0

I want to read the last n lines of a big txt file compressed in a zip file without unzipping it.

This is what I have now:

ZipFile zf = new ZipFile(file.getAbsolutePath());
Enumeration<?> entries = zf.entries();
ZipEntry ze = (ZipEntry) entries.nextElement();
BufferedReader in = new BufferedReader(new InputStreamReader(zf.getInputStream(ze)));

void readLastNLines(BufferedReader bf){
//some code here
}

I was thinking of the way using RandomAccessFile(File file, String mode) but it requires a File as the argument. Zip file cannot be treated like directory so I cannot pass it.

Any ideas?

Appreciate any assistance and inputs.

Thanks!

[EDIT] I figure out a less efficient way to achieve this:

Since RandomAccessFile cannot be used, I used the InputStream approach:

InputStream is = zf.getInputStream(ze);
int length = is.available();
byte[] bytes = new byte[length];
int ch = -1;
while ((ch = is.read()) != -1) {
  bytes[--length] = (byte) ch;
}

String line = new String(bytes);
//reverse the string
String newLine = new StringBuilder(line).reverse().toString();

//Select how many lines do you want(some number = number of bytes)
System.out.println(newLine.substring(line.length()-#some number#));
John Powel
  • 1,394
  • 3
  • 17
  • 30
  • 1
    This is a huge pain in the ass. Check out this thread http://stackoverflow.com/a/7322581/1417974 – Hans Z Jun 11 '12 at 21:49
  • 6
    you can't do random access on compressed stream contents. you either need to uncompress to a temp file or figure out a way to get what you need from one pass through the stream (e.g. read through the stream and keep the last N lines in memory, when you get to the end of the stream, you have the last N lines). – jtahlborn Jun 11 '12 at 22:18
  • 1
    @jtahlborn That should be an answer – Jim Garrison Jun 11 '12 at 22:42
  • Anybody has a more efficient way to do this? – John Powel Jun 13 '12 at 16:33

2 Answers2

1

you can't do random access on compressed stream contents. you either need to uncompress to a temp file or figure out a way to get what you need from one pass through the stream (e.g. read through the stream and keep the last N lines in memory, when you get to the end of the stream, you have the last N lines).

jtahlborn
  • 52,909
  • 5
  • 76
  • 118
  • You might be able to make that a little faster if you have an upper bound on the number of bytes the last N lines could be. You could seek the InputStream to (uncompressedSize - maxBytesInLastNLines) before creating the InputStreamReader and BufferedReader.
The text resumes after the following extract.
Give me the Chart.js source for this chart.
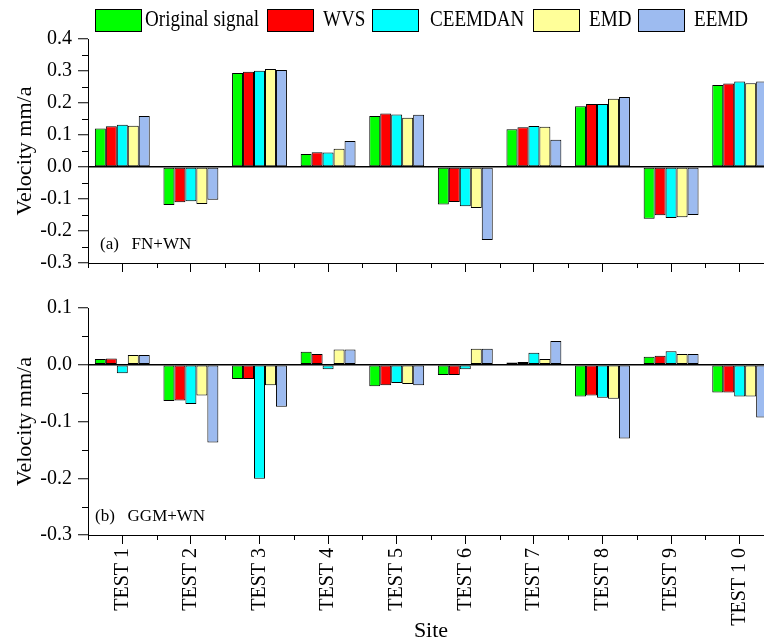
<!DOCTYPE html>
<html>
<head>
<meta charset="utf-8">
<script src="https://cdn.jsdelivr.net/npm/chart.js@4/dist/chart.umd.min.js"></script>
<style>
  html, body { margin: 0; padding: 0; background: #fff; }
  body { width: 764px; height: 644px; overflow: hidden; position: relative; font-family: 'Liberation Serif', serif; }
  canvas { position: absolute; left: 0; }
  #top { top: 0; }
  #bottom { top: 290px; }
  .box { position: absolute; top: 9px; width: 45px; height: 21px; border: 1px solid #000; }
  .lbl { position: absolute; top: 5px; font-size: 23px; line-height: 28px; white-space: pre; transform: scaleX(0.83); transform-origin: 0 0; }
  .panel { position: absolute; font-size: 17px; white-space: pre; line-height: 20px; }
</style>
</head>
<body>
<canvas id="top" width="780" height="290"></canvas>
<canvas id="bottom" width="780" height="354"></canvas>
<div id="legend"></div>
<div class="panel" style="left:100px; top:234px">(a)   FN+WN</div>
<div class="panel" style="left:95px; top:506px">(b)   GGM+WN</div>
<script>
const sites = ['TEST 1', 'TEST 2', 'TEST 3', 'TEST 4', 'TEST 5', 'TEST 6', 'TEST 7', 'TEST 8', 'TEST 9', 'TEST 1 0'];
const methods = ['Original signal', 'WVS', 'CEEMDAN', 'EMD', 'EEMD'];
const colors = ['#00ff00', '#ff0000', '#00ffff', '#ffff99', '#9dbbf0'];

// (a) FN+WN
const origA    = [0.120, -0.119, 0.294, 0.041, 0.159, -0.117, 0.118, 0.190, -0.162, 0.256];
const wvsA     = [0.127, -0.110, 0.298, 0.046, 0.167, -0.109, 0.124, 0.197, -0.151, 0.261];
const ceemdanA = [0.132, -0.107, 0.301, 0.045, 0.164, -0.123, 0.128, 0.197, -0.159, 0.267];
const emdA     = [0.129, -0.116, 0.306, 0.057, 0.154, -0.128, 0.126, 0.213, -0.157, 0.262];
const eemdA    = [0.159, -0.102, 0.303, 0.081, 0.163, -0.228, 0.085, 0.219, -0.150, 0.267];

// (b) GGM+WN
const origB    = [0.010, -0.064, -0.025, 0.023, -0.038, -0.018, 0.004, -0.056, 0.014, -0.049];
const wvsB     = [0.011, -0.063, -0.025, 0.019, -0.036, -0.018, 0.005, -0.054, 0.016, -0.049];
const ceemdanB = [-0.015, -0.069, -0.201, -0.008, -0.032, -0.008, 0.021, -0.058, 0.024, -0.056];
const emdB     = [0.017, -0.054, -0.036, 0.027, -0.034, 0.028, 0.010, -0.060, 0.019, -0.056];
const eemdB    = [0.017, -0.137, -0.074, 0.027, -0.036, 0.028, 0.042, -0.130, 0.019, -0.093];

const ticksA = { min: -0.3, max: 0.4 };
const ticksB = { min: -0.3, max: 0.1 };

// legend (html, positions)
const legendPos = [[95, 145], [267, 323], [372, 430], [533, 589], [638, 694]];
const legend = document.getElementById('legend');
methods.forEach((m, i) => {
    const b = document.createElement('div');
    b.className = 'box';
    b.style.left = legendPos[i][0] + 'px';
    b.style.background = colors[i];
    legend.appendChild(b);
    const t = document.createElement('div');
    t.className = 'lbl';
    t.style.left = legendPos[i][1] + 'px';
    t.textContent = m;
    legend.appendChild(t);
});

const serif = 'Liberation Serif';

// short ticks between the major ones
const minorTicks = {
    id: 'minorTicks',
    afterDraw(chart) {
        const { ctx, chartArea } = chart;
        const x = chart.scales.x, y = chart.scales.y;
        ctx.save();
        ctx.strokeStyle = '#000';
        ctx.lineWidth = 1;
        ctx.beginPath();
        for (let v = y.min + 0.05; v < y.max; v += 0.1) {
            const py = Math.round(y.getPixelForValue(v)) + 0.5;
            ctx.moveTo(chartArea.left, py);
            ctx.lineTo(chartArea.left - 6, py);
        }
        for (let i = 0; i <= sites.length; i++) {
            const px = Math.round(x.getPixelForValue(i - 0.5)) + 0.5;
            ctx.moveTo(px, chartArea.bottom);
            ctx.lineTo(px, chartArea.bottom + 5);
        }
        ctx.stroke();
        ctx.restore();
    }
};

function makeChart(id, series, range, bottom) {
    return new Chart(document.getElementById(id), {
        type: 'bar',
        data: {
            labels: sites,
            datasets: methods.map((m, i) => ({
                label: m,
                data: series[i],
                backgroundColor: colors[i],
                borderColor: '#000',
                borderWidth: 1,
                borderSkipped: false,
                categoryPercentage: 0.8,
                barPercentage: 1.0
            }))
        },
        options: {
            responsive: false,
            animation: false,
            devicePixelRatio: 1,
            layout: {
                padding: bottom
                    ? { top: 18, right: 6, bottom: 0, left: 0 }
                    : { top: 39, right: 6, bottom: 17, left: 0 }
            },
            plugins: {
                legend: { display: false },
                tooltip: { enabled: false }
            },
            scales: {
                x: {
                    afterFit: s => { s.height = bottom ? 109 : 10; },
                    grid: {
                        offset: false,
                        drawOnChartArea: false,
                        tickLength: 9,
                        tickColor: '#000'
                    },
                    border: { display: true, color: '#000', width: 1 },
                    ticks: {
                        display: bottom,
                        minRotation: 90,
                        maxRotation: 90,
                        padding: 4,
                        color: '#000',
                        font: { family: serif, size: 20 }
                    },
                    title: {
                        display: bottom,
                        text: 'Site',
                        color: '#000',
                        padding: { top: 0, bottom: 0 },
                        font: { family: serif, size: 22 }
                    }
                },
                y: {
                    min: range.min,
                    max: range.max,
                    afterFit: s => { s.width = 88; },
                    grid: {
                        color: c => Math.abs(c.tick.value) < 1e-9 ? '#000' : 'rgba(0,0,0,0)',
                        lineWidth: 1.5,
                        tickColor: '#000',
                        tickWidth: 1,
                        tickLength: 10
                    },
                    border: { display: true, color: '#000', width: 1 },
                    ticks: {
                        stepSize: 0.1,
                        padding: 6,
                        color: '#000',
                        font: { family: serif, size: 20 },
                        callback: v => v.toFixed(1)
                    },
                    title: {
                        display: true,
                        text: 'Velocity mm/a',
                        color: '#000',
                        padding: { top: 12, bottom: 0 },
                        font: { family: serif, size: 22 }
                    }
                }
            }
        },
        plugins: [minorTicks]
    });
}

makeChart('top', [origA, wvsA, ceemdanA, emdA, eemdA], ticksA, false);
makeChart('bottom', [origB, wvsB, ceemdanB, emdB, eemdB], ticksB, true);
</script>
</body>
</html>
That saves you the cost of decoding a ton of UTF-8 text and allocating memory for it. You are just going to throw it away anyway. – John Watts Jun 12 '12 at 15:22
  • @JohnWatts - you can't (easily) seek to a valid character boundary in a multi-byte character encoding. once you found the point in the byte stream, you would have to find the end of the current character before you could start converting bytes to chars. – jtahlborn Jun 12 '12 at 17:30
  • You are right that it isn't trivial, but it is actually quite easy with UTF-8 because it is self-synchronizing. I must admit I didn't know that until I read your comment, so thanks for prompting me to look it up. See http://stackoverflow.com/questions/4935034/how-do-i-accomplish-random-reads-of-a-utf8-file. Also, I implicitly assumed the decompressed file was UTF-8 or ASCII. Other encodings might yield other approaches. – John Watts Jun 12 '12 at 17:53
  • thank you for the advice, I am trying to use the `InputStream` approach – John Powel Jun 13 '12 at 16:32
0

Compression like decryption and binary deserialization can only be done from the start. There are some forms of compression where you could do this but only simplest forms. (Zip and Jar are not examples of these) This is because you don't know what the bytes mean unless you read some, often all, the bytes before them.

If you want to access portions of a "file" which is compression, you need to break it up into smaller portions which can be decompressed individually.

Rich
  • 15,602
  • 15
  • 79
  • 126
Peter Lawrey
  • 525,659
  • 79
  • 751
  • 1,130